### EXERCISE OBJECTIVE:
In the material below, the lines containing the word "that" are required; copy each of them.

-- BEGIN --

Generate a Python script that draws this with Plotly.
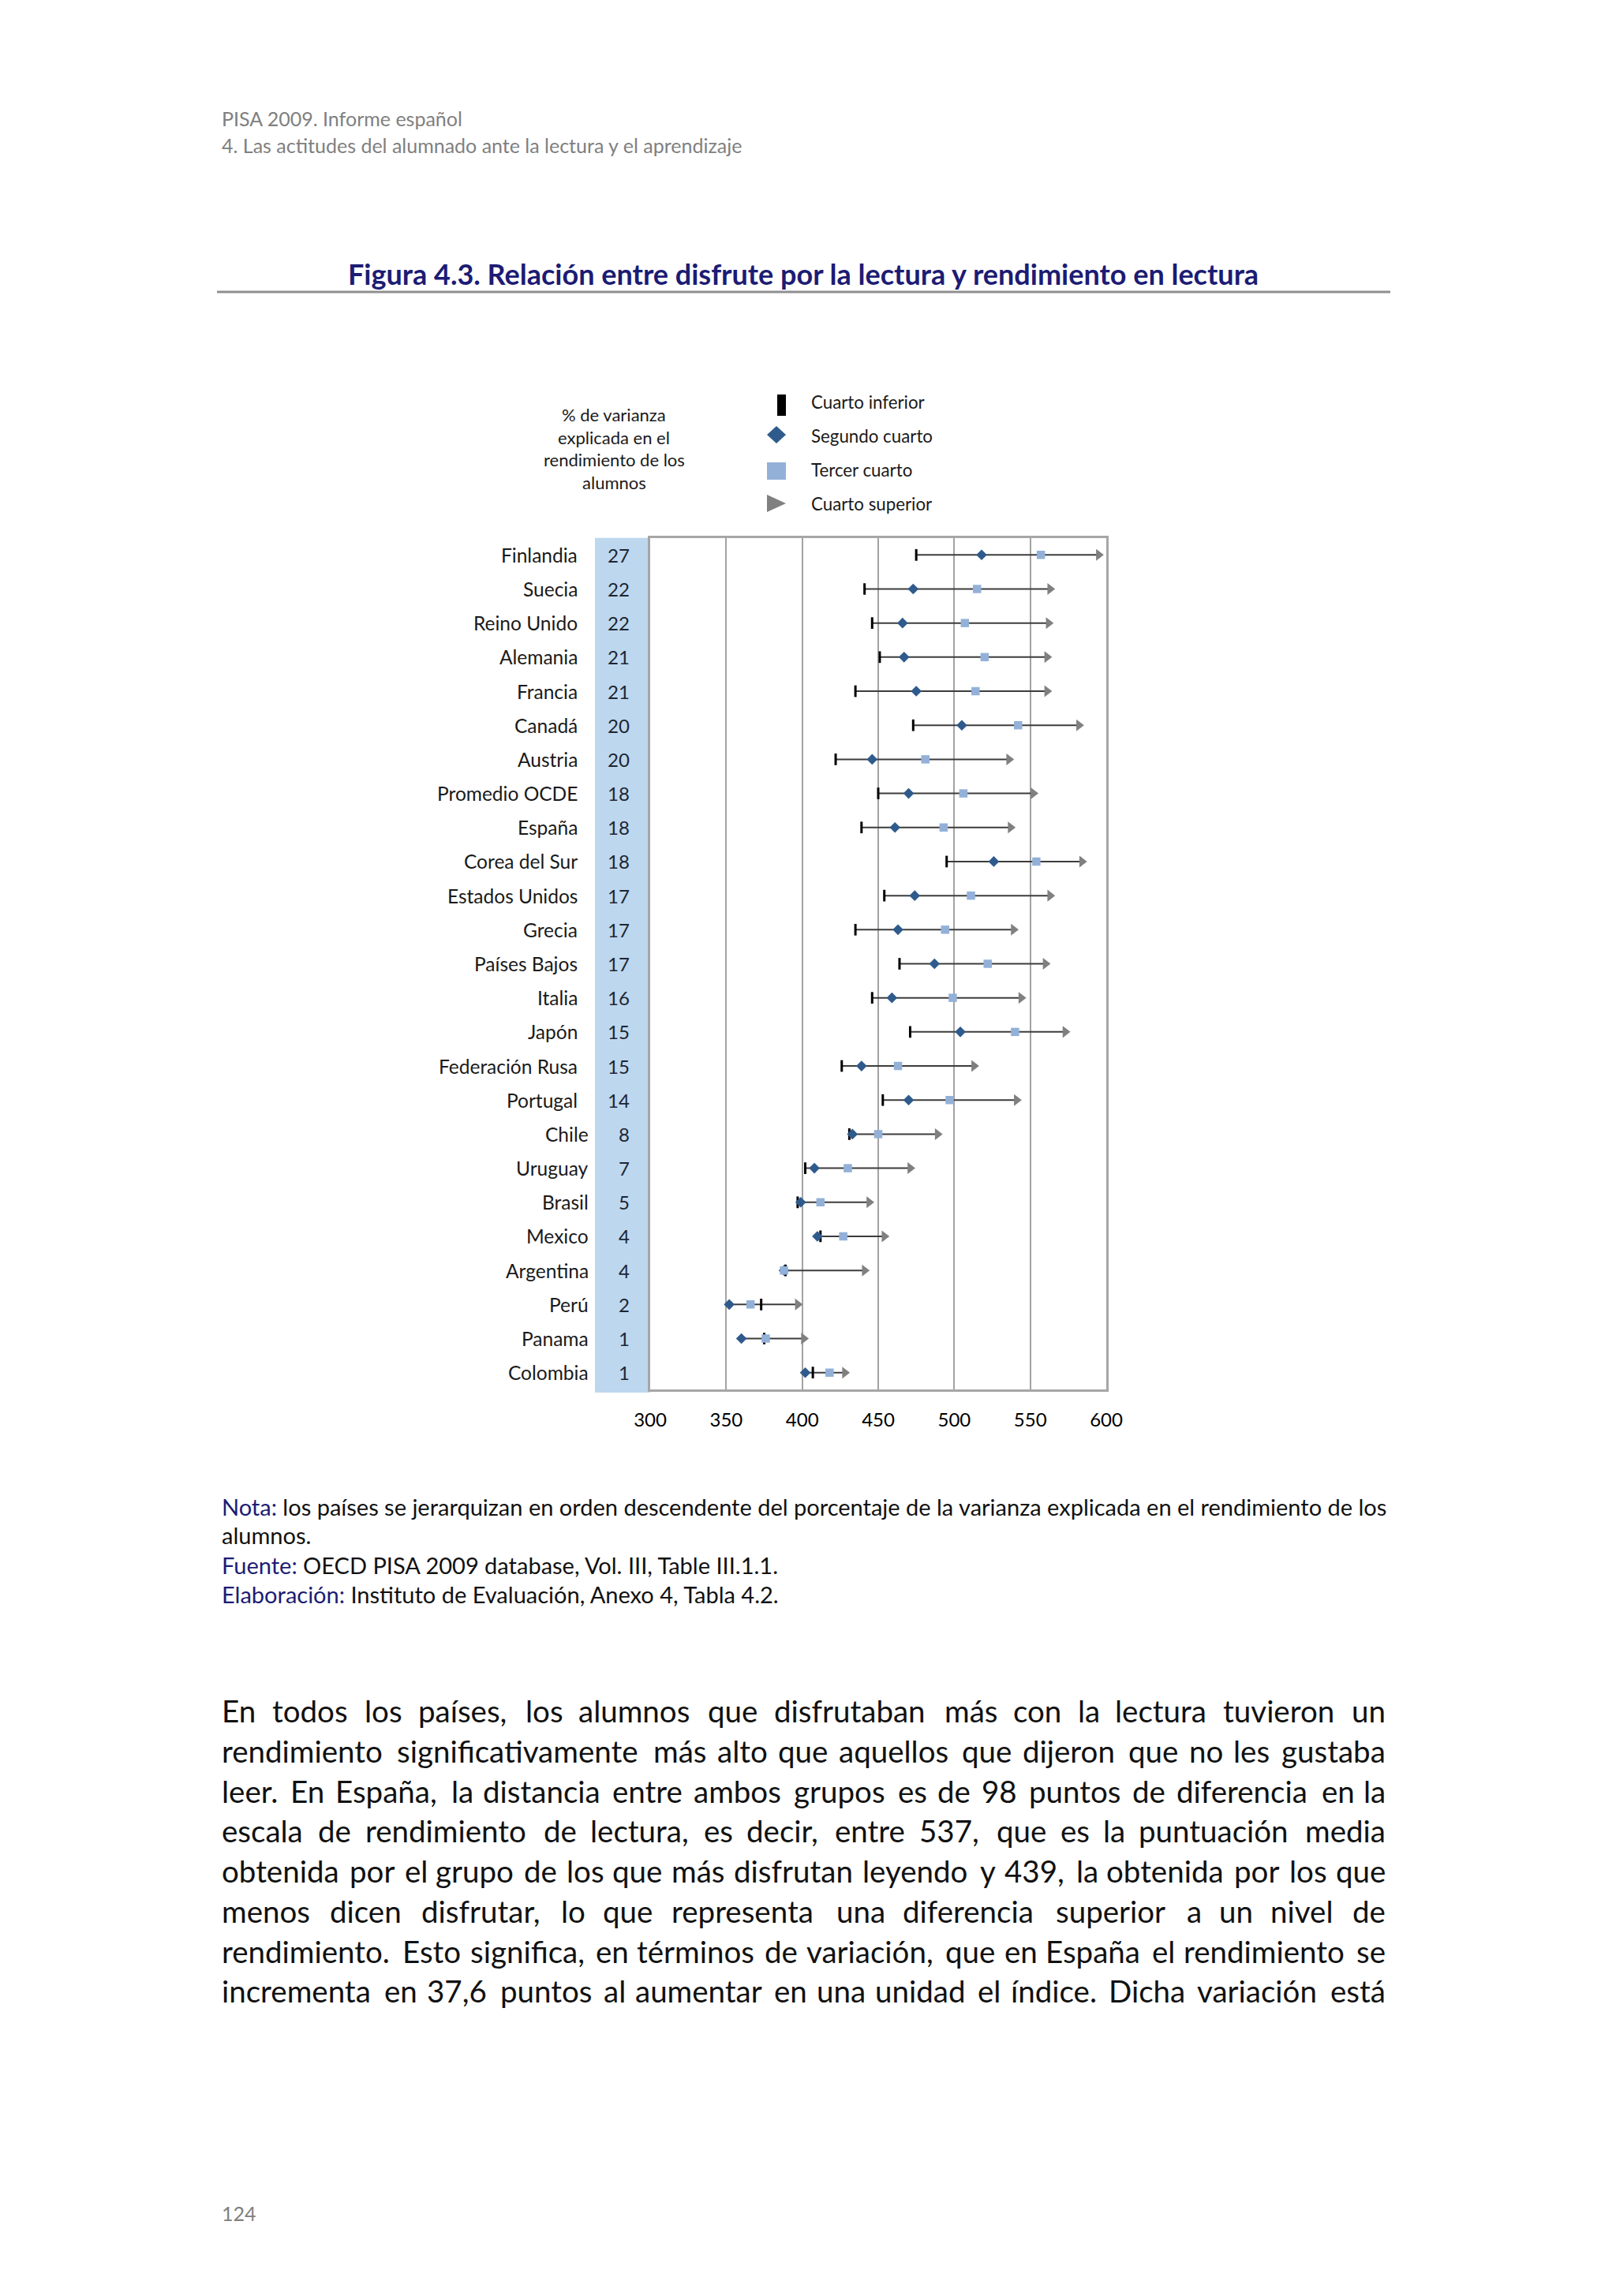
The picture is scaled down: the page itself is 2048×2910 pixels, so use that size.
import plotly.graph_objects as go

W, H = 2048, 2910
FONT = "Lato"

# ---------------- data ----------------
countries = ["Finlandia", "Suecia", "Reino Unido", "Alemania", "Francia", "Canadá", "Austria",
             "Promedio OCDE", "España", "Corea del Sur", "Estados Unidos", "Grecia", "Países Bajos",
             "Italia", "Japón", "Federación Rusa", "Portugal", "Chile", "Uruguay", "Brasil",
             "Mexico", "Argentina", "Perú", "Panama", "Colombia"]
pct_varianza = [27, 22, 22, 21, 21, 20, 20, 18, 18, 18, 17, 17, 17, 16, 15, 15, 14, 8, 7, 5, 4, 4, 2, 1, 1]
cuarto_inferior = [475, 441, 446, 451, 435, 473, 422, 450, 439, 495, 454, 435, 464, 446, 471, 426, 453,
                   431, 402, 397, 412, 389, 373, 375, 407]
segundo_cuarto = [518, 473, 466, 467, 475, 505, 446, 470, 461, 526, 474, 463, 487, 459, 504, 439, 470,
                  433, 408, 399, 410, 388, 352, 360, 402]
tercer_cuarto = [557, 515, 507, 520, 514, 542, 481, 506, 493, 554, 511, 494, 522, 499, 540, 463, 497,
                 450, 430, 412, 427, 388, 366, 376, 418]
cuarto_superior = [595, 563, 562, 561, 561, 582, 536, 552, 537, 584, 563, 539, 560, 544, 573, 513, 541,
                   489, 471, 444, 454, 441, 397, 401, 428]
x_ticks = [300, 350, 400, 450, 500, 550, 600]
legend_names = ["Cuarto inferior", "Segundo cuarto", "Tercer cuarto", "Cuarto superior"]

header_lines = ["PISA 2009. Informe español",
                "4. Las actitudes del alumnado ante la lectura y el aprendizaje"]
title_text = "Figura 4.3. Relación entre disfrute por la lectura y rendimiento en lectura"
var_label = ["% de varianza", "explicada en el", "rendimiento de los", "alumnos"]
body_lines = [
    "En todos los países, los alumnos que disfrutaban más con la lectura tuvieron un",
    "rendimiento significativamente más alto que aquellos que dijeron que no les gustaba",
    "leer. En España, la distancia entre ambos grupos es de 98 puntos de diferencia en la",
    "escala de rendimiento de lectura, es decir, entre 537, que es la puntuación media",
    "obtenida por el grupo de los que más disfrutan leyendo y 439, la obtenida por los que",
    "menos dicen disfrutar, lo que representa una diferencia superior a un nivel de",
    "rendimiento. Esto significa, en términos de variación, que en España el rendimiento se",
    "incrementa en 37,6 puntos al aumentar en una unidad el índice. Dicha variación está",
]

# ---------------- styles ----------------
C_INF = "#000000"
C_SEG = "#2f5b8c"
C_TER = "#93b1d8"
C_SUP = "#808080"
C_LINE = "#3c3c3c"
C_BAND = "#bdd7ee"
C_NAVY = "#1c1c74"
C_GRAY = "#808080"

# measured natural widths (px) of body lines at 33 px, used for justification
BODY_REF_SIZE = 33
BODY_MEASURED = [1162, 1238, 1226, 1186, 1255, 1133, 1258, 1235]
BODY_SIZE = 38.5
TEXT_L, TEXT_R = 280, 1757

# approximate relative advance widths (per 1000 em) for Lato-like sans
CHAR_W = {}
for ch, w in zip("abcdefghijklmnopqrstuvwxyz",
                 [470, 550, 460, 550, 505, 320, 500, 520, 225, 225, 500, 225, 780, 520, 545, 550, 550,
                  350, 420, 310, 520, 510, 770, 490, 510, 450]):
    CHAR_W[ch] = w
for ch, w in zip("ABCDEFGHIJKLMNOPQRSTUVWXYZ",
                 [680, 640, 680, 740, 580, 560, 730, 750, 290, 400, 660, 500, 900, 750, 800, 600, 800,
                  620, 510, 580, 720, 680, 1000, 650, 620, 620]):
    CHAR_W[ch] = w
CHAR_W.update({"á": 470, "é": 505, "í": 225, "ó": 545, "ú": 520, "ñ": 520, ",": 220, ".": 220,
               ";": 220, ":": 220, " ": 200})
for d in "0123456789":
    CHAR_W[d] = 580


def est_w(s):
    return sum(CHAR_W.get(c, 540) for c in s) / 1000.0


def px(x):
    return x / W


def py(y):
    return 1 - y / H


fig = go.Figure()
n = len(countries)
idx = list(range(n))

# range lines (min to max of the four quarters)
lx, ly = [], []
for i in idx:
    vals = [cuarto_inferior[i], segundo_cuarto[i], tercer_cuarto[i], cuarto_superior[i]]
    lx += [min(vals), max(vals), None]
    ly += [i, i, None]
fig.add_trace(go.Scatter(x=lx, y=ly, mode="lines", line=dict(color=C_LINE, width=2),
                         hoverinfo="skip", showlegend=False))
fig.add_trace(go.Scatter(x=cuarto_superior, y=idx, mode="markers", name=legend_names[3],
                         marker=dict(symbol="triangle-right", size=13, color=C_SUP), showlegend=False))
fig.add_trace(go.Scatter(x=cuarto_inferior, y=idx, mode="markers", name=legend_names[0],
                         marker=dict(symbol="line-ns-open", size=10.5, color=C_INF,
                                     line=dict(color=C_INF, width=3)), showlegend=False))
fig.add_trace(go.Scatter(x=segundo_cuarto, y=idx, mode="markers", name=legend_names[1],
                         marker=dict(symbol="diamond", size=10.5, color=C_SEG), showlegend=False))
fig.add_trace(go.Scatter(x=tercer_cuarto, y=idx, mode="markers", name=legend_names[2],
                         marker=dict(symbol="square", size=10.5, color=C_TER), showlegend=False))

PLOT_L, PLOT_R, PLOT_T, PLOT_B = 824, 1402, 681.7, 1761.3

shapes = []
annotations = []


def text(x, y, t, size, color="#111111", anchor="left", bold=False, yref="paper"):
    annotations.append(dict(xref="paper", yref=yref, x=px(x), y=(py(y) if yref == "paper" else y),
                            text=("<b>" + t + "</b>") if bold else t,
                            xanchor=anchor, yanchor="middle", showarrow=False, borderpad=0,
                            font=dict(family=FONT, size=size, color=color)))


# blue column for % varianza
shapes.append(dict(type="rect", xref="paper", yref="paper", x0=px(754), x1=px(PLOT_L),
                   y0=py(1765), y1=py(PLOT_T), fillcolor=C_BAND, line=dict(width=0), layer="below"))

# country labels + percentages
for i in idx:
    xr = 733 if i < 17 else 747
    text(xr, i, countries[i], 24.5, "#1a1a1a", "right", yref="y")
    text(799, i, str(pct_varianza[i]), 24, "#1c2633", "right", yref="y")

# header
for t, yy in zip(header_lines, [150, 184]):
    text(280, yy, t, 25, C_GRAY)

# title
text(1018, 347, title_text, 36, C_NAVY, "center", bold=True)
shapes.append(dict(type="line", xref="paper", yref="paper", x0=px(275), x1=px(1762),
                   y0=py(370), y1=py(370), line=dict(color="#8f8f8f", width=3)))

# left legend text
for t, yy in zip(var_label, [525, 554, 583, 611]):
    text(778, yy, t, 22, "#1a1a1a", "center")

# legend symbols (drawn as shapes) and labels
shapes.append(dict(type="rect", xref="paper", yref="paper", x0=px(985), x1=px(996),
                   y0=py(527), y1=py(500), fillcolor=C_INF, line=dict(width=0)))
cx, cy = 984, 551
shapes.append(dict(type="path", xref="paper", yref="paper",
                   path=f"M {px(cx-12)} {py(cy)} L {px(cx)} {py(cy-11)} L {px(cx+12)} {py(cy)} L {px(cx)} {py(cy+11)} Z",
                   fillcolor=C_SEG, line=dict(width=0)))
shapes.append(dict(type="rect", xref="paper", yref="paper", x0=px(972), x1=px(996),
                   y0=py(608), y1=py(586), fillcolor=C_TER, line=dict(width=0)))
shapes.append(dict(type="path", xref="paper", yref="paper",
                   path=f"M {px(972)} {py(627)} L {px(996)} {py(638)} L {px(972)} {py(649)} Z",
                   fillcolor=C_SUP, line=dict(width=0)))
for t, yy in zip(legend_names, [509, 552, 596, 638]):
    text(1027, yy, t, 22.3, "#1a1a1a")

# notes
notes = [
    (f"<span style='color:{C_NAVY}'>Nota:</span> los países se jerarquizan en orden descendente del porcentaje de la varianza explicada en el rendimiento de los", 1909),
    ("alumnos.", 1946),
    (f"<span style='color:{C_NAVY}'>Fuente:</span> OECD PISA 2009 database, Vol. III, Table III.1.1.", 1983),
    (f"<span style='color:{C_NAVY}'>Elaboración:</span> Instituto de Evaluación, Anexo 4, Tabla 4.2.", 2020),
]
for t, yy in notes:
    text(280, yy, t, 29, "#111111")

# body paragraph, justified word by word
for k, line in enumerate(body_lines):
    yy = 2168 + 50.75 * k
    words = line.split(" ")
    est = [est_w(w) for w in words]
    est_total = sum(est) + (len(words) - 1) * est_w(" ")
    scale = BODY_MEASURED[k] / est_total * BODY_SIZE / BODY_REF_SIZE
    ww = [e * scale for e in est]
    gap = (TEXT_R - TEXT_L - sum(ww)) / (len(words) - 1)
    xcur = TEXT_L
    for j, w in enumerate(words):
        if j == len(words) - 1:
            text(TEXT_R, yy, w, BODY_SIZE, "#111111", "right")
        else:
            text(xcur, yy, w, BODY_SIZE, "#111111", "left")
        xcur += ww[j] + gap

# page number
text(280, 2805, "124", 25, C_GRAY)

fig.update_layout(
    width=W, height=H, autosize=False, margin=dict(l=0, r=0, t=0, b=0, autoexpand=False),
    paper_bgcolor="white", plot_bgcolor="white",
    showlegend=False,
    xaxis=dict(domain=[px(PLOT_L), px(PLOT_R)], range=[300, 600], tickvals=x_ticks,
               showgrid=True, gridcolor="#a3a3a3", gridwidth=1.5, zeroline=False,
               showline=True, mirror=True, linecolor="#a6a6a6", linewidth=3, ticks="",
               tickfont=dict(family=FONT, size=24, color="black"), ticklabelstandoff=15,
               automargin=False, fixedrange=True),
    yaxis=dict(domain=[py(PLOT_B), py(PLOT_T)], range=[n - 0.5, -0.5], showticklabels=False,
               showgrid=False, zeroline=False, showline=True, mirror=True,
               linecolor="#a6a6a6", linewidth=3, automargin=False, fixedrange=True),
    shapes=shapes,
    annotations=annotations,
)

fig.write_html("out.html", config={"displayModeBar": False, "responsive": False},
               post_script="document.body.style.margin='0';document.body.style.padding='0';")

-- END --

### ANSWER FOR THIS EXERCISE:
Generate a Python script that draws this with Plotly.
The picture is scaled down: the page itself is 2048×2910 pixels, so use that size.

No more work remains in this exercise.